Nei modelli di consumo dei prodotti tropicali ci sono importanti mutamenti. Il consumo delle spezie orientali (zenzero, noce moscata, macis, cannella, chiodi di garofano ecc.) va incontro a un certo declino proprio in concomitanza con una maggiore disponibilità delle stesse grazie all’intensificarsi dei collegamenti con l’Asia orientale. La maggiore disponibilità, del resto, fa sì che il consumo di spezie perda il valore di simbolo di status. Inoltre il mutamento dei gusti dei ceti più abbienti che abbandonano la cucina speziata e agrodolce a favore di una maggiore separazione fra dolce e salato e dell’uso di salse cremose si accompagna alla diffusione di nuovi ideali di comportamento dei ceti privilegiati, lontani dalle tradizioni venatorie della cucina aristocratica.

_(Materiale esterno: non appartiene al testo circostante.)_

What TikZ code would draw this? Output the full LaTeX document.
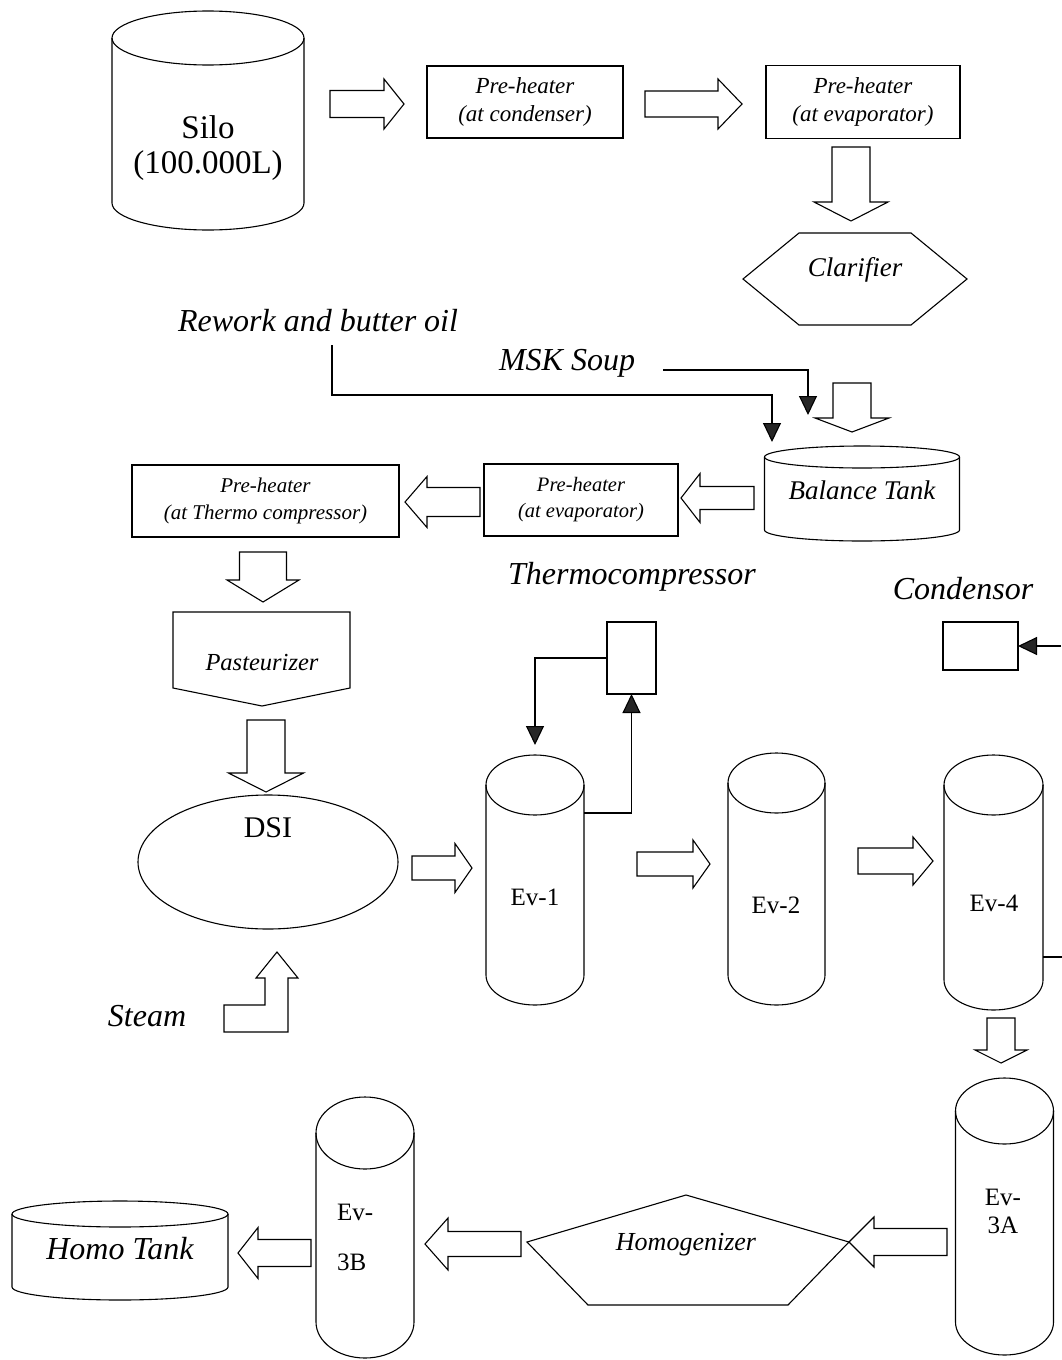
\documentclass[tikz,border=0pt]{standalone}
\usepackage{fontspec}
\setmainfont{Liberation Serif}
\usetikzlibrary{calc,arrows.meta}

% hollow block arrow: tail, tip, shaft half-width, head half-width, head length
\newcommand{\fatarrow}[5]{%
  \coordinate (fa-h) at ($(#2)!#5!(#1)$);
  \draw[blockarrow] ($(#1)!#3!90:(#2)$) -- ($(fa-h)!#3!90:(#2)$) -- ($(fa-h)!#4!90:(#2)$) -- (#2)
    -- ($(fa-h)!#4!-90:(#2)$) -- ($(fa-h)!#3!-90:(#2)$) -- ($(#1)!#3!-90:(#2)$) -- cycle;
}
% upright drum: centre x, top ellipse y, bottom ellipse y, x radius, y radius, node name
\newcommand{\drum}[6]{%
  \draw[outline] ({#1-#4},#2) -- ({#1-#4},#3) arc[start angle=180,end angle=360,x radius=#4pt,y radius=#5pt] -- ({#1+#4},#2);
  \draw[outline] (#1,#2) ellipse[x radius=#4pt, y radius=#5pt];
  \node[minimum width={2*#4*1pt}, minimum height={(#3-#2)*1pt}] (#6) at (#1,{(#2+#3)/2}) {};
}

\begin{document}
\begin{tikzpicture}[x=1pt,y=-1pt,
  every node/.style={inner sep=0pt, outer sep=0pt},
  outline/.style={draw=black, line width=1.1pt, line join=miter},
  blockarrow/.style={draw=black, line width=1.1pt, fill=white, line join=miter},
  feed/.style={draw=black, line width=1.1pt, -{Triangle[length=19pt,width=18pt,fill=black!85]}},
  biglbl/.style={font=\fontsize{32}{38}\selectfont\itshape},
  boxlbl/.style={font=\fontsize{27}{32}\selectfont\itshape},
  evlbl/.style={font=\fontsize{25}{30}\selectfont},
  phbox/.style={outline, align=center}
]
\useasboundingbox (0,0) rectangle (1061,1360);
\fill[white] (0,0) rectangle (1061,1360);

% ---- raw milk line ----
\drum{208}{38}{203}{96}{27}{silo}
\node[font=\fontsize{33}{40}\selectfont] (silotxt) at (208,127) {Silo};
\node[font=\fontsize{33}{40}\selectfont] (silocap) at (208,166) {(100.000L)};

\fatarrow{330,104}{404,104}{13.5pt}{25pt}{20pt}
\node[phbox, minimum width=196pt, minimum height=72pt, font=\fontsize{23}{28}\selectfont\itshape] (ph1) at (525,102) {Pre-heater\\(at condenser)};
\fatarrow{645,104}{742,104}{13pt}{25pt}{24pt}
\node[phbox, minimum width=194pt, minimum height=73pt, font=\fontsize{23}{28}\selectfont\itshape] (ph2) at (863,102) {Pre-heater\\(at evaporator)};
\fatarrow{851,147}{851,221}{19pt}{37pt}{19pt}

\draw[outline] (743,279) -- (799,233) -- (911,233) -- (967,279) -- (911,325) -- (799,325) -- cycle;
\node[boxlbl] (clar) at (855,270) {Clarifier};

% ---- balance tank and feeds ----
\node[biglbl] (rework) at (318,321) {Rework and butter oil};
\node[biglbl] (msk) at (567,363) {MSK Soup};
\draw[feed] (332,345) |- (772,395) -- (772,442);
\draw[feed] (663,370) -| (808,415);
\fatarrow{852,383}{852,432}{19pt}{37pt}{14pt}

\drum{862}{457}{530}{97.5}{11}{balance}
\node[boxlbl] (baltxt) at (862,490) {Balance Tank};

\fatarrow{754,498}{681,498}{11.5pt}{24.5pt}{19pt}
\node[phbox, minimum width=194pt, minimum height=72pt, font=\fontsize{20.5}{26}\selectfont\itshape] (ph3) at (581,500) {Pre-heater\\(at evaporator)};
\fatarrow{480,502}{405,502}{14.5pt}{25.5pt}{22pt}
\node[phbox, minimum width=267pt, minimum height=72pt, font=\fontsize{21}{27}\selectfont\itshape] (ph4) at (265.5,501) {Pre-heater\\(at Thermo compressor)};
\fatarrow{263,552}{263,602}{23.5pt}{36pt}{22pt}

% ---- pasteurizer and DSI ----
\draw[outline] (173,612) -- (350,612) -- (350,688) -- (262,706) -- (173,688) -- cycle;
\node[font=\fontsize{24.5}{30}\selectfont\itshape] (past) at (262,663) {Pasteurizer};
\fatarrow{266,720}{266,792}{19pt}{37.5pt}{19pt}

\draw[outline] (268,862) ellipse[x radius=130pt, y radius=67pt];
\node[font=\fontsize{30}{36}\selectfont] (dsi) at (268,828) {DSI};

\draw[blockarrow] (224,1032) -- (224,1005) -- (265,1005) -- (265,978) -- (256,978) -- (277,952)
  -- (298,978) -- (288,978) -- (288,1032) -- cycle;
\node[biglbl] (steam) at (147,1016) {Steam};

% ---- evaporators ----
\node[biglbl] (tclbl) at (632,577) {Thermocompressor};
\node[outline, minimum width=49pt, minimum height=72pt] (thermo) at (631.5,658) {};
\node[biglbl] (condlbl) at (963,589) {Condensor};
\node[outline, minimum width=75pt, minimum height=48pt] (cond) at (980.5,646) {};
\draw[feed] (1061,646) -- (cond.east);

\fatarrow{412,868}{472,868}{12pt}{24.5pt}{17pt}
\drum{535}{785}{975}{49}{30}{ev1}
\node[evlbl] (ev1txt) at (535,897) {Ev-1};
\draw[feed] ($(ev1.north east)+(0,28)$) -| (thermo.south);
\draw[feed] (thermo.west) -| ($(ev1.north)+(0,-40)$);

\fatarrow{637,864}{710,864}{12pt}{24pt}{17pt}
\drum{776.5}{783}{975}{48.5}{30}{ev2}
\node[evlbl] (ev2txt) at (776,905) {Ev-2};

\fatarrow{858,861}{933,861}{13pt}{24pt}{20pt}
\drum{993.5}{785}{980}{49.5}{30}{ev4}
\node[evlbl] (ev4txt) at (994,903) {Ev-4};
\draw[outline] ($(ev4.south east)+(0,-23)$) -- ++(20,0);

\fatarrow{1001,1018}{1001,1063}{14pt}{26pt}{13pt}
\drum{1004.5}{1111}{1322}{49}{33}{ev3a}
\node[evlbl] (ev3atxt) at (1003,1197) {Ev-};
\node[evlbl] (ev3atxtb) at (1003,1225) {3A};

% ---- homogenizer and homo tank ----
\fatarrow{947,1242}{849,1242}{13.5pt}{25pt}{25pt}
\draw[outline] (527,1242) -- (686,1195) -- (849,1242) -- (788,1305) -- (588,1305) -- cycle;
\node[font=\fontsize{26}{32}\selectfont\itshape] (homog) at (686,1245) {Homogenizer};

\fatarrow{521,1244}{425,1244}{12.5pt}{26pt}{23pt}
\drum{365}{1133}{1322}{49}{36}{ev3b}
\node[evlbl, anchor=west] (ev3btxt) at (337,1212) {Ev-};
\node[evlbl, anchor=west] (ev3btxtb) at (337,1262) {3B};

\fatarrow{311,1253}{238,1253}{13.5pt}{25.5pt}{20pt}
\drum{120}{1214}{1287}{108}{13}{homotank}
\node[biglbl] (homotxt) at (120,1249) {Homo Tank};
\end{tikzpicture}
\end{document}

Tè, caffè, cacao e zucchero
Se il consumo di spezie declina, a partire dalla seconda metà del secolo incontrano un successo crescente le bevande a base di prodotti coloniali di origine mediorientale (il caffè), asiatica (il tè) o americana (il cacao), apprezzate soprattutto per le loro virtù toniche e moderatamente eccitanti. Le nuove bevande si diffondono, con velocità diversa, in tutti i ceti sociali, dando anche origine a nuove forme e a nuovi luoghi di socializzazione, come i caffè. I primi sorgono probabilmente a Venezia, la città a più stretto contatto con il mondo mediorientale, verso la metà del secolo. Alla fine del Seicento, in tutte le principali città europee, i caffè si affermano come nuovi luoghi di incontro, dove ci si reca per discutere, leggere e informarsi. Un universo maschile e informale alternativo a quello femminile della casa e del salotto e nel contempo controparte borghese e aristocratica dell’osteria popolare.
Parallelamente aumenta anche considerevolmente il consumo di zucchero.
Le bevande alcoliche come il vino e la birra in primo luogo, ma anche il sidro, avevano da sempre dato un contributo importantissimo alla dieta europea. Il consumo giornaliero di vino è senz’altro superiore al litro e quello della birra anche maggiore. Nel corso del Seicento si diffonde, con gravi conseguenze sociali, l’uso di distillati ad alta gradazione, sia a base di cereali (whisky o vodka), sia a base di frutta (calvados, kirsh o grappa).
Stare a tavola
Accanto a questo cambiamento nel tipo di cibo consumato dalle classi abbienti, bisogna registrare quello nelle modalità di consumo, che si fa meno “cruento”, in sintonia con il progresso di quella “civiltà delle buone maniere”, già delineatasi negli ultimi secoli del Medioevo. In questo tipo di trasformazione una funzione determinante ha la volgarizzazione in strati sociali via via più larghi dei modelli proposti dalla corte.
“Un tempo la minestra la si mangiava dal piatto comune, senza cerimonie… e nello spezzatino si intingevano dita e pane. Oggi ciascuno mangia la zuppa dal suo piatto e bisogna servirsi con garbo di cucchiaio e forchetta”. In questa canzone composta verso la metà del Seicento il marchese di Coulanges si riferisce ovviamente solo all’élite.